A BID to confiscate nearly £50,000 from a man under proceeds of crime laws has failed and he has been freed from jail early.

James Houten said the cash — found under a kitchen sink beside thousands of pounds worth of the drug — belonged to his late father.

Houten, 48, told a court hearing that his dad, also James, withdrew the money from a bank in 2014 and held on to it for years before giving it to him 'for safekeeping' in February 2018.

The class A drug offender — who was arrested two months later — said the money was part of his father's estate and he'd been given instructions by him to disburse it to relatives after his death.

Houten was sentenced to 23 months imprisonment in March after pleading guilty to being concerned in the supply of cocaine but the Tele can reveal that this was recently reduced to a community payback order on appeal.

He said of the money: "My father said I was to be executor because I am the oldest.

"He said he'd saved it up and took it out of the bank."

Houten was officially residing with his father at Davaar Road but spent most of his time at his partner's home at Strone Crescent because he is a carer for her son.

He told Greenock Sheriff Court: "My dad was always going on holidays.

"He wanted me to keep the money at Strone Crescent because there was always someone there 24/7."

Bank transactions from 2014 and cheque stubs with the names of family members showed that £40,000 had been withdrawn by Mr Houten snr in August and September of that year.

His son — whose criminal case heard he'd had £47,960 seized by police — said that his dad had handed him £50,000 on Valentine's Day in 2014 from money he'd had in the bank 'and saved up separately'.

It was in bags of £5,000 each within two containers under the sink, with one of the £5,000 bundles wrapped in a white bank sleeve with a 2014 date on it.

Asked by procurator fiscal depute Gavin Whyte why he didn't put the money in a bank account, Houten replied: "It was my father's wishes.

"I didn't do that because it wasn't my money."

Houten's brother John — who told the court that he was now executor of the will — said that he was present at the meeting and cash handover with their father.

He said: "I want to be able to execute my dad's will.

"It's my dad's money and it always has been my dad's money.

"Justice has been served on James and we still have an injustice against the family.

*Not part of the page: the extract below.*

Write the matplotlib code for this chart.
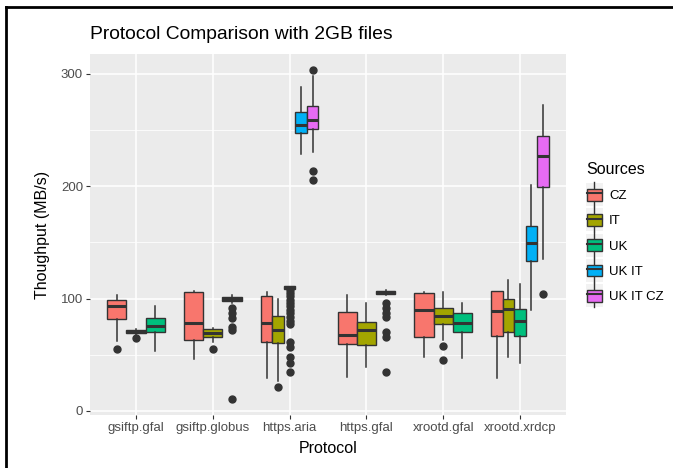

"It was stupid for him to have done what he's done but it's put me and the rest of the family in this predicament."

Houten's lawyer, David Nicholson, pointed out that the Crown had already accepted that his client had been holding the £3,000 worth of cocaine for a friend for less than 24 hours when he was caught with it.

Fiscal depute Mr Whyte said there was an absence of independent witnesses to testify about the money.

He said: "The withdrawals were made four years before the cash was recovered.

"It would be more compelling of the money had been withdrawn a week or a month before the police search."

Sheriff Derek McIntyre said the circumstances of the seizure 'gave rise to considerable suspicion'.

He added that the bank banding around one batch of notes with the 2014 date was 'of considerable force' and that Houten's brother's testimony was 'very compelling'.

The sheriff made no order for confiscation and ordered that the money be delivered back to the late Mr Houten's estate.

Meanwhile appeal judges have outlined why they decided that Houten should be released from jail, citing 'exceptional' circumstances.

A written judgement, delivered by Lord Drummond Young, noted his only previous convictions were for road traffic offences and said the drugs offence was 'out of character'.

It also highlighted Houten's caring responsibilities.

The judgement said: "We have decided that this is a case that might exceptionally, and we would emphasise exceptionally, be dealt with by a community payback order.

"We would propose that such an order should be for the period of three years and should be subject to an unpaid work requirement of 250 hours of unpaid work to be completed over a period of 12 months."